I am afraid membership is not cheap, but that is where some of your generous contributions go. So as I sink into the comfortable leather sofa in the reading room to indulge in William Coxe’s prose, my thanks go to Sven N, Torsten, Raymond F., Patrick M., Pim W., Gerald A. G. who made this happen by signing up at historyofthegermans.com/support.

And with that, back to the show.

Last week we watched duke Lepold III of Austria sinking into the mud outside Sempach under the incessant blows of the Swiss halberds. There are dozens of battles that mark the end of the dominance of the armoured knight on horseback. And Sempach was one of them. Not the first, but a seminal one.
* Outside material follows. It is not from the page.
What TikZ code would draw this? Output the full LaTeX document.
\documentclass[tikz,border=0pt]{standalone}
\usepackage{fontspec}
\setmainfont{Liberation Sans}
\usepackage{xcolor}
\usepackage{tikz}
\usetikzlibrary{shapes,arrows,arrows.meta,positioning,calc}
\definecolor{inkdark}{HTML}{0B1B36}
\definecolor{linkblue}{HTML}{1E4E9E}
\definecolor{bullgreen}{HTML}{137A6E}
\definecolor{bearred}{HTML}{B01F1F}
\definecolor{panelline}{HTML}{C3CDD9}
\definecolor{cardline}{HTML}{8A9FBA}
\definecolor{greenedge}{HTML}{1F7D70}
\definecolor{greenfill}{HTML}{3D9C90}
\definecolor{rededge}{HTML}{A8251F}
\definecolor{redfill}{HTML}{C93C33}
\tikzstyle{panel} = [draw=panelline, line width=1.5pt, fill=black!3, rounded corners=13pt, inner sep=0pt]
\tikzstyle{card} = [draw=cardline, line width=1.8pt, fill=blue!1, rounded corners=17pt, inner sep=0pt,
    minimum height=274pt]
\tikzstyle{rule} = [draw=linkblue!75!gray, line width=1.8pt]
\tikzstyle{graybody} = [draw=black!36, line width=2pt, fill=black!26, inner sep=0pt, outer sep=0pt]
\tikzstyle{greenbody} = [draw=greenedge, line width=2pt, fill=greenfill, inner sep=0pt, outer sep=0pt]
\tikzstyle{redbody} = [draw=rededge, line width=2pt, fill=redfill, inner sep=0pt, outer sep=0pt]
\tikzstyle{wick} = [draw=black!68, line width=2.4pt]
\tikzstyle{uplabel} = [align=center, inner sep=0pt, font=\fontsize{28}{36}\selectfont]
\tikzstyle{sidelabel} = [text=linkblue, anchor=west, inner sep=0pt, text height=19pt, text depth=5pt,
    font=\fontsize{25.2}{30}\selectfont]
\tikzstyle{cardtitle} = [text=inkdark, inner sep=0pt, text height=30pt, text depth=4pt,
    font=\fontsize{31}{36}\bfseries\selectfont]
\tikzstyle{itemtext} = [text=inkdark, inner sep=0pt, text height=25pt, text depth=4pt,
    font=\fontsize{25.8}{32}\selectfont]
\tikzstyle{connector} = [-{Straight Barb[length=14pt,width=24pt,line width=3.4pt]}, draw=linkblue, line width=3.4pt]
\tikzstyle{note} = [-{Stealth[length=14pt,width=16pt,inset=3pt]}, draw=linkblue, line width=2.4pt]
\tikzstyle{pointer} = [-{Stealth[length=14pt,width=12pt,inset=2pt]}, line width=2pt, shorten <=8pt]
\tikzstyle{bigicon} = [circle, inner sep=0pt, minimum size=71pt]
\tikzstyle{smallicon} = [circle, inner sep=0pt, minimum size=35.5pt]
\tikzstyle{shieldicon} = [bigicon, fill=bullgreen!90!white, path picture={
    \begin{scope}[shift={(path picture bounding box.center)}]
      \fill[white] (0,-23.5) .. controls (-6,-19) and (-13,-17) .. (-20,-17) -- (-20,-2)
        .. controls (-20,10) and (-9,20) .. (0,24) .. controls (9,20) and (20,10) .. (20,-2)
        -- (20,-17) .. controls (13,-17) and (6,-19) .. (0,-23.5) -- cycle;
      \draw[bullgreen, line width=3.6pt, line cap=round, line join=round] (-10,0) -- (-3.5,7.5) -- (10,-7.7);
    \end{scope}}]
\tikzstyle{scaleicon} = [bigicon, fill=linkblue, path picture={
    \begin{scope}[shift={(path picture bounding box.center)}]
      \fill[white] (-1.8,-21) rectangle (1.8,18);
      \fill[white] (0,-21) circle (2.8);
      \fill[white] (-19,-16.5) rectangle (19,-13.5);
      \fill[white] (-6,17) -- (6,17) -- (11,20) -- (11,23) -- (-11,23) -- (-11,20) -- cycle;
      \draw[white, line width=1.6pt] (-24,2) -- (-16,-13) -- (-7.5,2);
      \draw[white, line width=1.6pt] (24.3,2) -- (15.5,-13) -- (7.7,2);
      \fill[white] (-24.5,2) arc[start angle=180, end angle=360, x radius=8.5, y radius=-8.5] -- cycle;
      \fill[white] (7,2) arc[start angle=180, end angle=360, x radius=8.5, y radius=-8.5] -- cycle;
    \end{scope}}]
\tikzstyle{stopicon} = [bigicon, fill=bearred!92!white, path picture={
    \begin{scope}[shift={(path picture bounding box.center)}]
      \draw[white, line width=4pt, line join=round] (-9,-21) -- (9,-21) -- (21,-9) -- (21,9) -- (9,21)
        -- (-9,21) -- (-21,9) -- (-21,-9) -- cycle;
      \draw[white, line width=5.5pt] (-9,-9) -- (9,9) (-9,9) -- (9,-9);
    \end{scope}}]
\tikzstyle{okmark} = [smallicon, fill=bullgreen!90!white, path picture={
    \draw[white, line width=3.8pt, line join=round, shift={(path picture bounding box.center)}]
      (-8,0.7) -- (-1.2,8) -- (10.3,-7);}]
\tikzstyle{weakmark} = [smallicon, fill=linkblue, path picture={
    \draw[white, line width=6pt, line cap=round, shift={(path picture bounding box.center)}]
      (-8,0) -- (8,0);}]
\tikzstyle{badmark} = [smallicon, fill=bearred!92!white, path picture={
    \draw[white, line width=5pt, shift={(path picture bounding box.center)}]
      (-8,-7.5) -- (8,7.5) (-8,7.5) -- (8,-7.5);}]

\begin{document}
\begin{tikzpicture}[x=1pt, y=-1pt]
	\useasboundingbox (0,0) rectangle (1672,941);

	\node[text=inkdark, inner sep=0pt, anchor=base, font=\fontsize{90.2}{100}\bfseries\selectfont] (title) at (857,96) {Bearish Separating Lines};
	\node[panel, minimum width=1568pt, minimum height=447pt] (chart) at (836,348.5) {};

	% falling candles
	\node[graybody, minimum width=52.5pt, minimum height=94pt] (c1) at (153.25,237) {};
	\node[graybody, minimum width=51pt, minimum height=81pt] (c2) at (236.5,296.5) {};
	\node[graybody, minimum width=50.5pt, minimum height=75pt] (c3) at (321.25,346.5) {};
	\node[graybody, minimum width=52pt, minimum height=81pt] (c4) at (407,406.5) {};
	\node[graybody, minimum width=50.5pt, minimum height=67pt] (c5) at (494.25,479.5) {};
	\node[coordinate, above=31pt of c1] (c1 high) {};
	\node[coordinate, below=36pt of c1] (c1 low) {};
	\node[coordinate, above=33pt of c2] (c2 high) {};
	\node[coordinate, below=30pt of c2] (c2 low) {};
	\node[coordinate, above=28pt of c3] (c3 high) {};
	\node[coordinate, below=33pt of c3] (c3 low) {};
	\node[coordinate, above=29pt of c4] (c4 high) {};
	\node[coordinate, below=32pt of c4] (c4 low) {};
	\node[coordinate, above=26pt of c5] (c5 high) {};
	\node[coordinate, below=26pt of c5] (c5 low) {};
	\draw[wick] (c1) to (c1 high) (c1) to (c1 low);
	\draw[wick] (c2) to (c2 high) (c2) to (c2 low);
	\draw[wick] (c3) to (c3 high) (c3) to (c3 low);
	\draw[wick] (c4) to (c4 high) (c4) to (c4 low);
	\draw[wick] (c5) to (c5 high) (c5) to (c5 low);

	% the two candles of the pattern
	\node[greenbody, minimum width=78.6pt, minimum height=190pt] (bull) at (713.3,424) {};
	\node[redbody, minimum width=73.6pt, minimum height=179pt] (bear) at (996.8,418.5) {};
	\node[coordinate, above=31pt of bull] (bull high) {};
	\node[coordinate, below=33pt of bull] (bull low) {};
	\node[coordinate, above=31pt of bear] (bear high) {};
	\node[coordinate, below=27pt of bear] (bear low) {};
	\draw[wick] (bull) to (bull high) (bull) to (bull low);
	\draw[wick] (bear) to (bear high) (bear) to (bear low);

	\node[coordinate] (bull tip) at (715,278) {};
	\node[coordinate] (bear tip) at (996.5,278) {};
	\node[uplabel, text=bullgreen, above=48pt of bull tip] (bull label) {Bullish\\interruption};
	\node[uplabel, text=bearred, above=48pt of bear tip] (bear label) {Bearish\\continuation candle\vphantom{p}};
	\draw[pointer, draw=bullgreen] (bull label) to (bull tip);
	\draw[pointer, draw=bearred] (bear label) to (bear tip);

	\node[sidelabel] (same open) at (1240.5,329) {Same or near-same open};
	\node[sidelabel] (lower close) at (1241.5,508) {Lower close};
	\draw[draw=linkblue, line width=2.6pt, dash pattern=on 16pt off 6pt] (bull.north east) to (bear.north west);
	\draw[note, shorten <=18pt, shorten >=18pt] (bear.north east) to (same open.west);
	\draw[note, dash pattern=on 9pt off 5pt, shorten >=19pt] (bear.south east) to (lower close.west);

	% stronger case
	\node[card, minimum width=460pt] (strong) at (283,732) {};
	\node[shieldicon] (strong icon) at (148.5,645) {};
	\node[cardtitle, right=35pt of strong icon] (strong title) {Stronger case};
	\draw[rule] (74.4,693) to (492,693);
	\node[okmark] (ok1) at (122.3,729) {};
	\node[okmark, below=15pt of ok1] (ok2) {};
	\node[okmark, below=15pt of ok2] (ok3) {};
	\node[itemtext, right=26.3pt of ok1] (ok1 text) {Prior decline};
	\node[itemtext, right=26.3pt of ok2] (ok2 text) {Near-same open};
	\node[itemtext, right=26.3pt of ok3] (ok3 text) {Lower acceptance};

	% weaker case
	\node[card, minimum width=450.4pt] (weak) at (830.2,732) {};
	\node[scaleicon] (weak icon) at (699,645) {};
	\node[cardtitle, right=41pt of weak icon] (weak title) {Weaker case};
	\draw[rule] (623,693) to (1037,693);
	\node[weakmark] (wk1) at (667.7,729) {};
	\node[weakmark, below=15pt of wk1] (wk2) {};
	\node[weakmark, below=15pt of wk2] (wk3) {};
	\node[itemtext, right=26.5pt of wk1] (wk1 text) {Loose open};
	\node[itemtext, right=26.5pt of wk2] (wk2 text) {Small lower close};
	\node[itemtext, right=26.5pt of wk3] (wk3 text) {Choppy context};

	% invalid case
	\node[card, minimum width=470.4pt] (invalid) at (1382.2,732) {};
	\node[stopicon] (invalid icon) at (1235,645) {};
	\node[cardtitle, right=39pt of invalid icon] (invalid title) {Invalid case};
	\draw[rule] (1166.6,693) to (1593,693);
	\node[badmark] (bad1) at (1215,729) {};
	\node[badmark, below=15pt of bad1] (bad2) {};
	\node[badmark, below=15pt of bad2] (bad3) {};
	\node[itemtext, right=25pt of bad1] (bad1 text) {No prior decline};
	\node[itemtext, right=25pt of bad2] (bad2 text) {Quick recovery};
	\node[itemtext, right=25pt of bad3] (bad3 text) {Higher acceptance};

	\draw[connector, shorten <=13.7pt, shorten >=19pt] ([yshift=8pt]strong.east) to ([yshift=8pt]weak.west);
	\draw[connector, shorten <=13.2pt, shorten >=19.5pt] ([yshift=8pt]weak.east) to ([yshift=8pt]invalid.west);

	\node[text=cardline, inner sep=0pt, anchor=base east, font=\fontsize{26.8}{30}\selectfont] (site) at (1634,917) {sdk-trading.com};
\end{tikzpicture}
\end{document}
Leopold had been a seasoned military commander. He had defeated duke Stephan of Lower Bavaria when he was just 17. And since then he had spent his time in the saddle, riding from one conflict to the next. Holiday for him was a trip to Koenigsberg in Prussia to have a go at the Lithuanians. (check episode 133 if you want to hear what these trips were like). For a city militia and the forces of three rural cantons to defeat someone like that in an open battle where Leopold was able to deploy his army of knights and trained infantry as he wished, that was again proof that military tactics had to change.
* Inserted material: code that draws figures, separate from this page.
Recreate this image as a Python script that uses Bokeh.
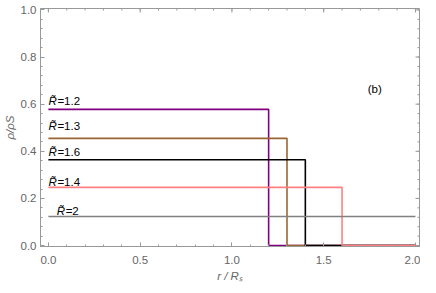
import math
from bokeh.plotting import figure
from bokeh.models import Range1d, FixedTicker, Label
from bokeh.embed import file_html
from bokeh.resources import INLINE

# data
labels = ["1.2", "1.3", "1.6", "1.4", "2"]
heights = [0.578, 0.455, 0.364, 0.247, 0.123]
cutoffs = [1.2, 1.3, 1.4, 1.6, 2.0]
x_end = 2.0
x_ticks = [0, 0.5, 1.0, 1.5, 2.0]
y_ticks = [0, 0.2, 0.4, 0.6, 0.8, 1.0]
x_minor = [i * 0.1 for i in range(0, 21)]
y_minor = [i * 0.04 for i in range(0, 26)]

colors = ["#800080", "#996633", "#000000", "#FF8080", "#808080"]
label_dx = [0.0, 0.0, 0.0, 0.0, 0.045]
label_dy = [0.009, 0.028, 0.009, -0.001, -0.002]

xr = Range1d(-0.043, 2.022)
yr = Range1d(-0.004, 1.006)
p = figure(width=420, height=285, output_backend="svg", toolbar_location=None,
           x_range=xr, y_range=yr,
           min_border_left=36, min_border_right=1, min_border_top=8, min_border_bottom=39)
p.background_fill_color = "white"
p.border_fill_color = "white"
p.grid.visible = False
tick_col = "#999999"
p.outline_line_color = tick_col
p.outline_line_width = 1

for h, c, col in zip(heights, cutoffs, colors):
    if c < x_end:
        xs = [0, c, c, x_end]
        ys = [h, h, 0, 0]
    else:
        xs = [0, c]
        ys = [h, h]
    p.line(xs, ys, line_color=col, line_width=1.6)

# mirrored ticks on top and right frame edges
p.ray(x_ticks, [yr.end] * len(x_ticks), length=4, length_units="screen",
      angle=-math.pi / 2, line_color=tick_col, line_width=1)
p.ray(x_minor, [yr.end] * len(x_minor), length=2, length_units="screen",
      angle=-math.pi / 2, line_color=tick_col, line_width=1)
p.ray([xr.end] * len(y_ticks), y_ticks, length=4, length_units="screen",
      angle=math.pi, line_color=tick_col, line_width=1)
p.ray([xr.end] * len(y_minor), y_minor, length=2, length_units="screen",
      angle=math.pi, line_color=tick_col, line_width=1)

for lab, h, dx, dy in zip(labels, heights, label_dx, label_dy):
    p.add_layout(Label(x=dx, y=h + dy, text="R\u0303", text_font="Liberation Sans",
                       text_font_size="11.5px", text_font_style="italic",
                       text_color="black", text_baseline="bottom"))
    p.add_layout(Label(x=dx, y=h + dy, x_offset=9, text="=" + lab, text_font="Liberation Sans",
                       text_font_size="11.5px",
                       text_color="black", text_baseline="bottom"))

p.add_layout(Label(x=1.74, y=0.665, text="(b)", text_font="Liberation Sans",
                   text_font_size="11.5px", text_color="black", text_baseline="middle"))

xa = p.xaxis[0]
ya = p.yaxis[0]
for ax in (xa, ya):
    ax.axis_line_color = tick_col
    ax.major_tick_line_color = tick_col
    ax.minor_tick_line_color = tick_col
    ax.major_tick_in = 4
    ax.major_tick_out = 0
    ax.minor_tick_in = 2
    ax.minor_tick_out = 0
    ax.major_label_text_font = "Liberation Sans"
    ax.major_label_text_font_size = "11.5px"
    ax.major_label_text_color = "#666666"
    ax.axis_label_text_font = "Liberation Sans"
    ax.axis_label_text_font_size = "11.5px"
    ax.axis_label_text_font_style = "italic"
    ax.axis_label_text_color = "#666666"

xa.ticker = FixedTicker(ticks=x_ticks, minor_ticks=x_minor)
ya.ticker = FixedTicker(ticks=y_ticks, minor_ticks=y_minor)
xa.major_label_overrides = {t: f"{t:.1f}" for t in x_ticks}
ya.major_label_overrides = {t: f"{t:.1f}" for t in y_ticks}
xa.axis_label = "r / R\u209b"
ya.axis_label = "\u03c1/\u03c1S"
xa.major_label_standoff = 9
xa.axis_label_standoff = 3
ya.major_label_standoff = 4
ya.axis_label_standoff = 2

open("out.html", "w").write(file_html(p, INLINE))
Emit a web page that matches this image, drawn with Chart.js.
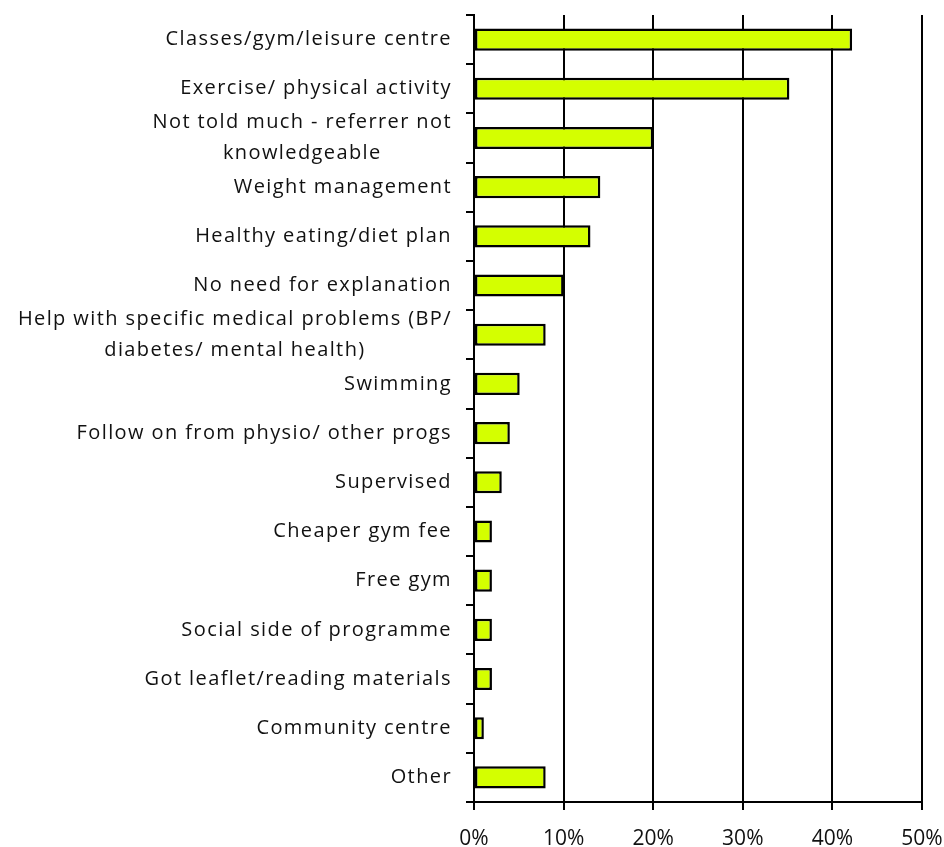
<!DOCTYPE html>
<html>
<head>
<meta charset="utf-8">
<script src="https://cdn.jsdelivr.net/npm/chart.js@4.4.1/dist/chart.umd.min.js"></script>
<style>
  html, body { margin: 0; padding: 0; background: #fff; }
  #wrap { width: 944px; height: 847px; }
</style>
</head>
<body>
<div id="wrap"><canvas id="reasonsChart" width="944" height="847"></canvas></div>
<script>
// Reasons given, percent of respondents
const categories = [
    'Classes/gym/leisure centre',
    'Exercise/ physical activity',
    ['Not told much - referrer not', 'knowledgeable'],
    'Weight management',
    'Healthy eating/diet plan',
    'No need for explanation',
    ['Help with specific medical problems (BP/', 'diabetes/ mental health)'],
    'Swimming',
    'Follow on from physio/ other progs',
    'Supervised',
    'Cheaper gym fee',
    'Free gym',
    'Social side of programme',
    'Got leaflet/reading materials',
    'Community centre',
    'Other'
];
const percentages = [42.2, 35.2, 20, 14.1, 13, 10, 8, 5.1, 4, 3.1, 2, 2, 2, 2, 1.1, 8];
const xTicks = [0, 10, 20, 30, 40, 50];

const labelFont = '20px "Open Sans"';
const labelRight = 452;
const lineHeight = 31;

// draw the category labels: right-aligned block, wrapped lines centred in it
const categoryLabels = {
    id: 'categoryLabels',
    afterDraw(chart) {
        const ctx = chart.ctx;
        const yScale = chart.scales.y;
        ctx.save();
        ctx.font = labelFont;
        ctx.letterSpacing = '1.4px';
        ctx.fillStyle = '#111';
        ctx.textAlign = 'center';
        ctx.textBaseline = 'middle';
        categories.forEach(function(lab, i) {
            const lines = Array.isArray(lab) ? lab : [lab];
            const w = Math.max.apply(null, lines.map(l => ctx.measureText(l).width));
            const cx = labelRight - w / 2;
            const cy = yScale.getPixelForValue(i);
            lines.forEach(function(line, j) {
                ctx.fillText(line, cx, cy + (j - (lines.length - 1) / 2) * lineHeight);
            });
        });
        ctx.restore();
    }
};

const ctx = document.getElementById('reasonsChart').getContext('2d');
new Chart(ctx, {
    type: 'bar',
    data: {
        labels: categories,
        datasets: [{
            data: percentages,
            backgroundColor: '#d4ff00',
            borderColor: '#000',
            borderWidth: 2.5,
            borderSkipped: false,
            categoryPercentage: 1,
            barPercentage: 0.45
        }]
    },
    options: {
        indexAxis: 'y',
        responsive: false,
        animation: false,
        layout: { padding: { top: 15, right: 22, left: 0, bottom: 0 } },
        plugins: {
            legend: { display: false },
            tooltip: { enabled: false }
        },
        scales: {
            x: {
                min: 0,
                max: 50,
                afterBuildTicks: function(scale) {
                    scale.ticks = xTicks.map(v => ({ value: v }));
                },
                afterFit: function(scale) {
                    scale.height = 45;
                    // keep the plot edge fixed regardless of the "50%" overhang
                    scale.paddingLeft = 0;
                    scale.paddingRight = 0;
                },
                grid: { color: '#000', lineWidth: 2, tickLength: 8 },
                border: { color: '#000', width: 2 },
                ticks: {
                    color: '#111',
                    padding: 16,
                    font: { family: 'Open Sans', size: 21 },
                    callback: v => v + '%'
                }
            },
            y: {
                afterFit: function(scale) { scale.width = 474; },
                grid: { drawOnChartArea: false, color: '#000', lineWidth: 2, tickLength: 8, offset: true },
                border: { color: '#000', width: 2 },
                ticks: { display: false }
            }
        }
    },
    plugins: [categoryLabels]
});
</script>
</body>
</html>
Infantry was now more important, whilst cavalry, including heavy cavalry, remained an key military tool. So, coordination between these different forces became the key to success, superseding the individual bravery that had been the most prized military skill up until then.
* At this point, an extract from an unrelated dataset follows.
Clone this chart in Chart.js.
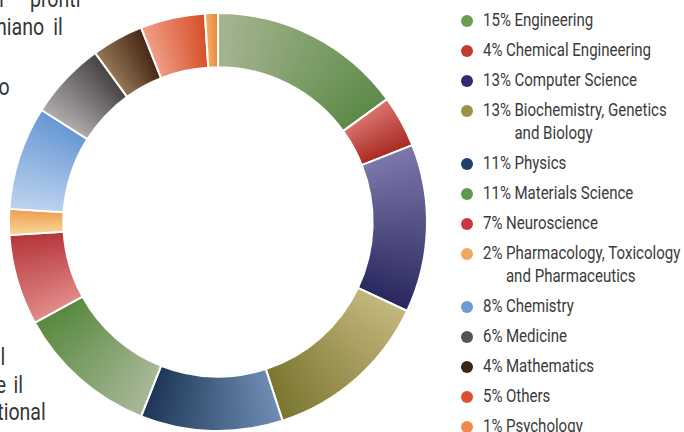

This transition should have translated into social and political change as well. If co-ordination was the key to success, then a system of clear hierarchies where orders are being followed was required.

Armies with effective chains of command require training, equipment and would ideally fight together as units for an extended period of time. And that costs money, hitherto unimaginable amounts of money. To raise funds on that scale, territories needed to be larger and have a proper administration, in particular tax collection systems. We have seen some princes working hard at establishing all of these things, like the Valois dukes of Burgundy, and be rewarded for it with an ever expanding power base.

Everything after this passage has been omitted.